━━━ Provided entries ━━━

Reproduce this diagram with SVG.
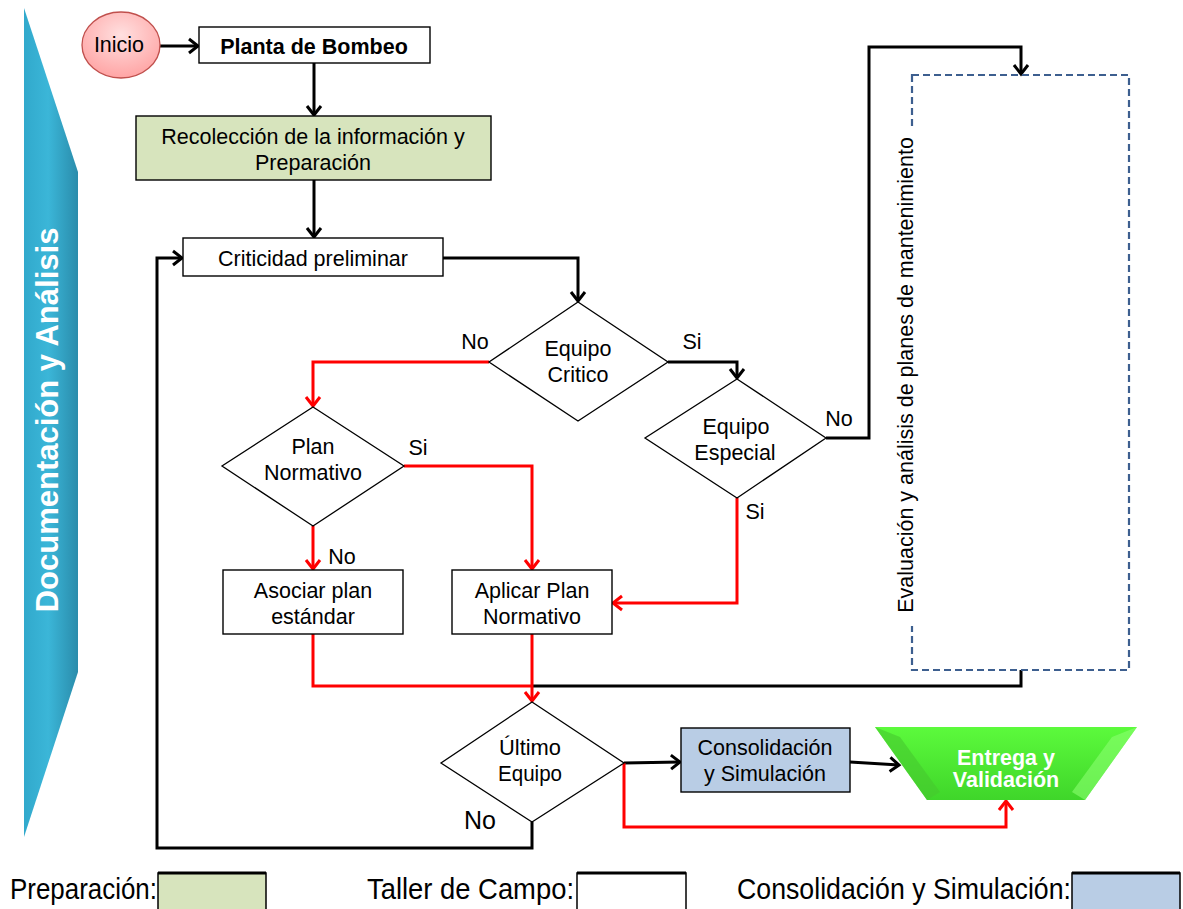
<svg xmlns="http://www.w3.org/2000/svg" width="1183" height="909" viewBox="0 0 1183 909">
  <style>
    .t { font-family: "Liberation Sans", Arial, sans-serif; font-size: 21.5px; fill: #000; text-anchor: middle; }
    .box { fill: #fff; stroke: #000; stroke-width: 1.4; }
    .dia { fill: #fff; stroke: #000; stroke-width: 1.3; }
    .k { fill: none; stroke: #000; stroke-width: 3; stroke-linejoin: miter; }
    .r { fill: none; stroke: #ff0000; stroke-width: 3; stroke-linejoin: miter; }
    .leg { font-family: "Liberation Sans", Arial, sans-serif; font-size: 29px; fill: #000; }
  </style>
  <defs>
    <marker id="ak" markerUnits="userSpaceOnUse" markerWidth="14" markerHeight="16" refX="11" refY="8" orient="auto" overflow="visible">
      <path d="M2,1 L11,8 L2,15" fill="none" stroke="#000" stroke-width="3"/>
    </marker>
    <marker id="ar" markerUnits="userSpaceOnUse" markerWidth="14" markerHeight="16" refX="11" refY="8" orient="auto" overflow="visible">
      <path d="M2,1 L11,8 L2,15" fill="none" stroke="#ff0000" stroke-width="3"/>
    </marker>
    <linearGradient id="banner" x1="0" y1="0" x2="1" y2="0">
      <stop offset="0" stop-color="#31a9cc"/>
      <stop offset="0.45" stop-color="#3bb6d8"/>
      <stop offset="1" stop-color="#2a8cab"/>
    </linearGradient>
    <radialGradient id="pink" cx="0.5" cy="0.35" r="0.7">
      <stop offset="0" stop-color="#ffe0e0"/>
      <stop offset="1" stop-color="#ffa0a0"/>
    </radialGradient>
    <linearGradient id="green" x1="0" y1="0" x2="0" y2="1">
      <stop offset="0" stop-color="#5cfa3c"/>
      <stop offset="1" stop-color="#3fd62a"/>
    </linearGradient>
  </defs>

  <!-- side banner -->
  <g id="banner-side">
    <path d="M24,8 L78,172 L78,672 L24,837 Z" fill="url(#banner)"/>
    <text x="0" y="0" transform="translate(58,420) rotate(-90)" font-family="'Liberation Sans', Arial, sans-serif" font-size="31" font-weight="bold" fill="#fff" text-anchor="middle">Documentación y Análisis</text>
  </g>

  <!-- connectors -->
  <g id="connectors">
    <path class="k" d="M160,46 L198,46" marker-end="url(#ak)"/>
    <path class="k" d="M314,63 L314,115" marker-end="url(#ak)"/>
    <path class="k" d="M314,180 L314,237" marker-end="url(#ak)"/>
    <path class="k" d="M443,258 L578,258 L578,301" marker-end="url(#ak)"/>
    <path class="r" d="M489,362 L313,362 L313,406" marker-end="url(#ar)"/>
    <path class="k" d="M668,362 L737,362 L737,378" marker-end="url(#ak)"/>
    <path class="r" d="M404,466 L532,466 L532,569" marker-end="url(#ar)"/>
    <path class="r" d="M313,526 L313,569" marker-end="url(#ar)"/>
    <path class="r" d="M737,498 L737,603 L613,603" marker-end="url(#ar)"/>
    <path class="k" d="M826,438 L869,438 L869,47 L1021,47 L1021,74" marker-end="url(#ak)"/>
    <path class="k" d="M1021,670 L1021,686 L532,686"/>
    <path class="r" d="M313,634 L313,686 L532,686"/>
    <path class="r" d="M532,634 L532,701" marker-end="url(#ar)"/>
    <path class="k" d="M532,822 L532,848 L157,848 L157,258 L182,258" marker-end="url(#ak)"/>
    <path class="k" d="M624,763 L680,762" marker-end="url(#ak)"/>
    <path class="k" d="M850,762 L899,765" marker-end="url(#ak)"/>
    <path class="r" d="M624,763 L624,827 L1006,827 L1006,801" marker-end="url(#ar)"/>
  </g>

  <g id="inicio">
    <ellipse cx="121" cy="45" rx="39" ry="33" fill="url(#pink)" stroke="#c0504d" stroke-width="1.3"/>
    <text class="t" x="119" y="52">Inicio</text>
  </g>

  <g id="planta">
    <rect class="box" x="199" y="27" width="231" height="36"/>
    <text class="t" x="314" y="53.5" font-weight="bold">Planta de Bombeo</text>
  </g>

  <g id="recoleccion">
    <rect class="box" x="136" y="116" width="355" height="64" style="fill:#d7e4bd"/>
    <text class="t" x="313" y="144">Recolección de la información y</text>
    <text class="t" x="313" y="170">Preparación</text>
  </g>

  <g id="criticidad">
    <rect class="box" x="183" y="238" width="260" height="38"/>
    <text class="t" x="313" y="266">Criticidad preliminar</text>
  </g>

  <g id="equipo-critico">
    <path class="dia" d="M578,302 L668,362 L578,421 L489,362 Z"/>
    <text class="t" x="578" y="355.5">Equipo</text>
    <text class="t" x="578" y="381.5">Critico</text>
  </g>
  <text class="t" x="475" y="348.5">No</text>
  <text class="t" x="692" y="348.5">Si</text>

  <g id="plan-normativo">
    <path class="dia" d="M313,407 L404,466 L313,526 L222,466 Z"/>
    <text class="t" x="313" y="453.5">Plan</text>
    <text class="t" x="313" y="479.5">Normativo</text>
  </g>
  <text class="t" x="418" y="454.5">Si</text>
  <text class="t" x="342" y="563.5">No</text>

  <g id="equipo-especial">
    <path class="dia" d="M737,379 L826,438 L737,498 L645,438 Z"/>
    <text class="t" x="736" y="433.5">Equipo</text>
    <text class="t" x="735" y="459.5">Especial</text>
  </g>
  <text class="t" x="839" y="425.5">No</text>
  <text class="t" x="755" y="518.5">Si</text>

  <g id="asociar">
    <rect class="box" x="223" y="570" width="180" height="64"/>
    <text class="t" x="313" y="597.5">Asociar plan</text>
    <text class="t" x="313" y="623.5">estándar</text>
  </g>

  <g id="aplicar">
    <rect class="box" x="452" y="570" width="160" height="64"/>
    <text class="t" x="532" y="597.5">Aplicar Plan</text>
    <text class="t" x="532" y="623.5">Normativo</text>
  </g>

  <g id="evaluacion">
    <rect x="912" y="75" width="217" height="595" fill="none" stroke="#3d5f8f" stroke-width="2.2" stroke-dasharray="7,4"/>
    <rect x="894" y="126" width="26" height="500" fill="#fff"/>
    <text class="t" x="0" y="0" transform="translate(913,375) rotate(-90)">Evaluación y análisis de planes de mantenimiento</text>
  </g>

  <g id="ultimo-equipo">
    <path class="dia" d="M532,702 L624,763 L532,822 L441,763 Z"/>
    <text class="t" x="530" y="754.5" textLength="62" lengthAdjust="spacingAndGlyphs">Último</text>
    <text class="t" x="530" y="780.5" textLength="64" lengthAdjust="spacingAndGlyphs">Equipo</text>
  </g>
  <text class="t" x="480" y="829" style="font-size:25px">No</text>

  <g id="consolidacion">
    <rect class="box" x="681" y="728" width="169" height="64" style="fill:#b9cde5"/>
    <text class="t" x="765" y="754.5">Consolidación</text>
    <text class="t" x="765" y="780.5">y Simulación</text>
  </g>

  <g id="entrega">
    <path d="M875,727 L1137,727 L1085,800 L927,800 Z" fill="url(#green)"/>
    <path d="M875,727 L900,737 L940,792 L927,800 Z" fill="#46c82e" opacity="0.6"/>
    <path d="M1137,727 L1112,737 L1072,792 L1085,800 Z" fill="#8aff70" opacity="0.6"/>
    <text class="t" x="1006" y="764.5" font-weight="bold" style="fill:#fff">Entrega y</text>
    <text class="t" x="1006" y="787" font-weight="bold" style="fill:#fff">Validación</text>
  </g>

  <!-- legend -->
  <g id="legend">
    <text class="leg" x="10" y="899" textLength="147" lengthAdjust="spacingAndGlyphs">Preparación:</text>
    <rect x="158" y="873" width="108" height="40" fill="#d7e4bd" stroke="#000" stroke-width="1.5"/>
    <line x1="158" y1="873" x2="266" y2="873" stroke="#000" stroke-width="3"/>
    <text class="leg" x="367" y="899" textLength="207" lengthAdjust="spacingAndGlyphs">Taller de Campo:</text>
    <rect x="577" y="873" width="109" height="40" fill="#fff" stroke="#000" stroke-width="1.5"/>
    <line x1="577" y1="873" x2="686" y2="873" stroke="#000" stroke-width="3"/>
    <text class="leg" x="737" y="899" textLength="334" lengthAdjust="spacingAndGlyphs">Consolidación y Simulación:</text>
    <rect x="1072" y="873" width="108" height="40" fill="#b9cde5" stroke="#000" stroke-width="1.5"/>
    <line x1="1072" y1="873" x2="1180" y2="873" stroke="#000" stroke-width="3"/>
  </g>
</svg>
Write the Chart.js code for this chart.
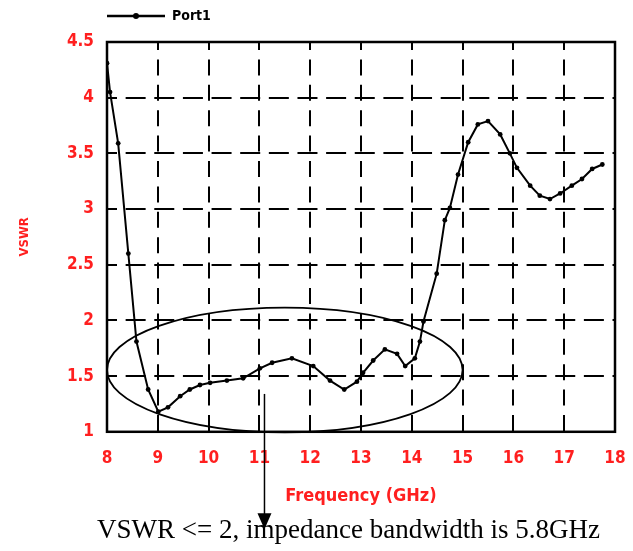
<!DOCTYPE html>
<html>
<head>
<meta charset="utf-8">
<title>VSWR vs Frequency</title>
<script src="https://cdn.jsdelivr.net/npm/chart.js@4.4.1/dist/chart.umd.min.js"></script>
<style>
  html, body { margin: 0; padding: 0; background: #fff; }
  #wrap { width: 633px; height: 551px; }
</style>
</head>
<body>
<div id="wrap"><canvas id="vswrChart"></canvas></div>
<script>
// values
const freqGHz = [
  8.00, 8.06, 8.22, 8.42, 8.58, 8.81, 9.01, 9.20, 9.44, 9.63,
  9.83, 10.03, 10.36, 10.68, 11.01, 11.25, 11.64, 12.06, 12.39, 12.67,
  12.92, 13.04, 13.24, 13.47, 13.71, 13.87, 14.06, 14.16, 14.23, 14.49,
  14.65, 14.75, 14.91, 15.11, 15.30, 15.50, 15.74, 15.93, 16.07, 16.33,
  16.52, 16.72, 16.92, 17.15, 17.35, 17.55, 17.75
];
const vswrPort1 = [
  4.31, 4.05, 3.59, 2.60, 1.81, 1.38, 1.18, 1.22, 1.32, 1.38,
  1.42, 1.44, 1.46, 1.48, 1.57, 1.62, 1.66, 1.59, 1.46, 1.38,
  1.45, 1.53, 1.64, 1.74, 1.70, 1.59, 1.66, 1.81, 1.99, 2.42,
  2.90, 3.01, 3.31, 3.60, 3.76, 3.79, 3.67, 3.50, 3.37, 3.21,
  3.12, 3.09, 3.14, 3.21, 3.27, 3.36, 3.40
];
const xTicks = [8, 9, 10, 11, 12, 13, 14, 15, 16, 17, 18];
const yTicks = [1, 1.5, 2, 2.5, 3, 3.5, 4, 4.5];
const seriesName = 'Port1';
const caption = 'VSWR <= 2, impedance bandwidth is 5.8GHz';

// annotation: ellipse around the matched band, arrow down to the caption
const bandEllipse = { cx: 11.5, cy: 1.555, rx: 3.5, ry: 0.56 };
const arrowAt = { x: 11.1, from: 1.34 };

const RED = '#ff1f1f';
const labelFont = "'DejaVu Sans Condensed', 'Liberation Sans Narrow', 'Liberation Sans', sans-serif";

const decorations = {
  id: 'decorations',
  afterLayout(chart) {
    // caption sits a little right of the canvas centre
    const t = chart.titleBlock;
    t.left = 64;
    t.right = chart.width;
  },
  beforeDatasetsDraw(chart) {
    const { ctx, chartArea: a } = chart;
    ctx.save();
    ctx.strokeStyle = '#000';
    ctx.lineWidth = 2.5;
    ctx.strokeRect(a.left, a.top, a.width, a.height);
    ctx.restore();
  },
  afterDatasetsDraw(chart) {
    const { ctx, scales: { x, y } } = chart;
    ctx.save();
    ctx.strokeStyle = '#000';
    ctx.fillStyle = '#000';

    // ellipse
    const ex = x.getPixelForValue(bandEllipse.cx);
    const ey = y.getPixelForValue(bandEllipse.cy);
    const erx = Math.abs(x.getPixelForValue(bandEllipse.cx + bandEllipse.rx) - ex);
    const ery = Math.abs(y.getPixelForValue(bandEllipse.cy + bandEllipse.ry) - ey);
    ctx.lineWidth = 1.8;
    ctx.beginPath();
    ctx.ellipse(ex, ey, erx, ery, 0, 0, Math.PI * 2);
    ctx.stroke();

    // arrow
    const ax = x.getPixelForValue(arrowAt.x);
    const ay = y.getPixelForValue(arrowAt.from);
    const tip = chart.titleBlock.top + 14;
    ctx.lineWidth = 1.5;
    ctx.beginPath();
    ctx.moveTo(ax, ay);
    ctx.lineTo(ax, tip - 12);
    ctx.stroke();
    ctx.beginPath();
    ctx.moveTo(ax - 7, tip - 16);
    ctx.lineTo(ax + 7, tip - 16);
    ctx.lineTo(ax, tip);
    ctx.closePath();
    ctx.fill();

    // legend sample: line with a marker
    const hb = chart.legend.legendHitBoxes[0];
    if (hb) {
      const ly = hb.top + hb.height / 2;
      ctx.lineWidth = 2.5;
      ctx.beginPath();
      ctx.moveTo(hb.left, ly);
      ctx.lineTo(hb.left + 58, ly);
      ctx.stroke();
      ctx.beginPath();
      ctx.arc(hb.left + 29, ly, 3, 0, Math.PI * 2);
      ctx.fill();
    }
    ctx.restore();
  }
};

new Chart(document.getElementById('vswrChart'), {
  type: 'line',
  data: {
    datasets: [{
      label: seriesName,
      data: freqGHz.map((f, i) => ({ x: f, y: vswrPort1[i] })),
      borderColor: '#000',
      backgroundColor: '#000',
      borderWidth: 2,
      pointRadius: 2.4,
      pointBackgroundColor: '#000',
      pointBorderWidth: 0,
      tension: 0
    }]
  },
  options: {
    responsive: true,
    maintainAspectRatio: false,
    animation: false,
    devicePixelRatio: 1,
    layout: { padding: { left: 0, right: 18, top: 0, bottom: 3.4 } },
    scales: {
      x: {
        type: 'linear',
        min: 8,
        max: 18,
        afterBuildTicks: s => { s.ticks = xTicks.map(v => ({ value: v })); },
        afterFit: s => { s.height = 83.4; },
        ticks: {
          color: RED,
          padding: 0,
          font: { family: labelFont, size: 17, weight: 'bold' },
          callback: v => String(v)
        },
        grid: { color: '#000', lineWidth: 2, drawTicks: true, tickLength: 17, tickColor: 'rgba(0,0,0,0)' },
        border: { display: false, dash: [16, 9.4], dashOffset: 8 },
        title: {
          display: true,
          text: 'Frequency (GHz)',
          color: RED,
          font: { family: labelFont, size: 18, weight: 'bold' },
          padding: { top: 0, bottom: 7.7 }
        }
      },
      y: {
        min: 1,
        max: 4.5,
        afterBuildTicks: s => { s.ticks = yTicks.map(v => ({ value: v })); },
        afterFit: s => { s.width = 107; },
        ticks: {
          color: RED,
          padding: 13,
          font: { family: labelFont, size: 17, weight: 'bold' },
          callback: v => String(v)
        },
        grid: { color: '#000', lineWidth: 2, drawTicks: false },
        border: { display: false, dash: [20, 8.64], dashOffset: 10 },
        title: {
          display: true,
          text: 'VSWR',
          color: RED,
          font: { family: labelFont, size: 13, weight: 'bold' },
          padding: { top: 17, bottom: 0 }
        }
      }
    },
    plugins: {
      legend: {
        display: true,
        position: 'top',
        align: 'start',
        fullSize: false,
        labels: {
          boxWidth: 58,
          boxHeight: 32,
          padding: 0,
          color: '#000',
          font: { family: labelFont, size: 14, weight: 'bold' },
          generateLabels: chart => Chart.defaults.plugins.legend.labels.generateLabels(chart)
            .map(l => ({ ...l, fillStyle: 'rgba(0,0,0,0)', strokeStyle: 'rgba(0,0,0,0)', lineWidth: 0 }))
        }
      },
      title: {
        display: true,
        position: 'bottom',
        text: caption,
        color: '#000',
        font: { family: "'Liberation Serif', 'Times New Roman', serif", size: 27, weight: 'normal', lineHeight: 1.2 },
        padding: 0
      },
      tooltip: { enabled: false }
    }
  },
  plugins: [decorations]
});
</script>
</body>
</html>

━━━

**Your goal**: Skip every picture. Repeat the lines from the one with "Write the Chart.js code for this chart." through the one with "ctx.fillStyle = '#000';", both ends included.

**Written answer**:
Write the Chart.js code for this chart.
<!DOCTYPE html>
<html>
<head>
<meta charset="utf-8">
<title>VSWR vs Frequency</title>
<script src="https://cdn.jsdelivr.net/npm/chart.js@4.4.1/dist/chart.umd.min.js"></script>
<style>
  html, body { margin: 0; padding: 0; background: #fff; }
  #wrap { width: 633px; height: 551px; }
</style>
</head>
<body>
<div id="wrap"><canvas id="vswrChart"></canvas></div>
<script>
// values
const freqGHz = [
  8.00, 8.06, 8.22, 8.42, 8.58, 8.81, 9.01, 9.20, 9.44, 9.63,
  9.83, 10.03, 10.36, 10.68, 11.01, 11.25, 11.64, 12.06, 12.39, 12.67,
  12.92, 13.04, 13.24, 13.47, 13.71, 13.87, 14.06, 14.16, 14.23, 14.49,
  14.65, 14.75, 14.91, 15.11, 15.30, 15.50, 15.74, 15.93, 16.07, 16.33,
  16.52, 16.72, 16.92, 17.15, 17.35, 17.55, 17.75
];
const vswrPort1 = [
  4.31, 4.05, 3.59, 2.60, 1.81, 1.38, 1.18, 1.22, 1.32, 1.38,
  1.42, 1.44, 1.46, 1.48, 1.57, 1.62, 1.66, 1.59, 1.46, 1.38,
  1.45, 1.53, 1.64, 1.74, 1.70, 1.59, 1.66, 1.81, 1.99, 2.42,
  2.90, 3.01, 3.31, 3.60, 3.76, 3.79, 3.67, 3.50, 3.37, 3.21,
  3.12, 3.09, 3.14, 3.21, 3.27, 3.36, 3.40
];
const xTicks = [8, 9, 10, 11, 12, 13, 14, 15, 16, 17, 18];
const yTicks = [1, 1.5, 2, 2.5, 3, 3.5, 4, 4.5];
const seriesName = 'Port1';
const caption = 'VSWR <= 2, impedance bandwidth is 5.8GHz';

// annotation: ellipse around the matched band, arrow down to the caption
const bandEllipse = { cx: 11.5, cy: 1.555, rx: 3.5, ry: 0.56 };
const arrowAt = { x: 11.1, from: 1.34 };

const RED = '#ff1f1f';
const labelFont = "'DejaVu Sans Condensed', 'Liberation Sans Narrow', 'Liberation Sans', sans-serif";

const decorations = {
  id: 'decorations',
  afterLayout(chart) {
    // caption sits a little right of the canvas centre
    const t = chart.titleBlock;
    t.left = 64;
    t.right = chart.width;
  },
  beforeDatasetsDraw(chart) {
    const { ctx, chartArea: a } = chart;
    ctx.save();
    ctx.strokeStyle = '#000';
    ctx.lineWidth = 2.5;
    ctx.strokeRect(a.left, a.top, a.width, a.height);
    ctx.restore();
  },
  afterDatasetsDraw(chart) {
    const { ctx, scales: { x, y } } = chart;
    ctx.save();
    ctx.strokeStyle = '#000';
    ctx.fillStyle = '#000';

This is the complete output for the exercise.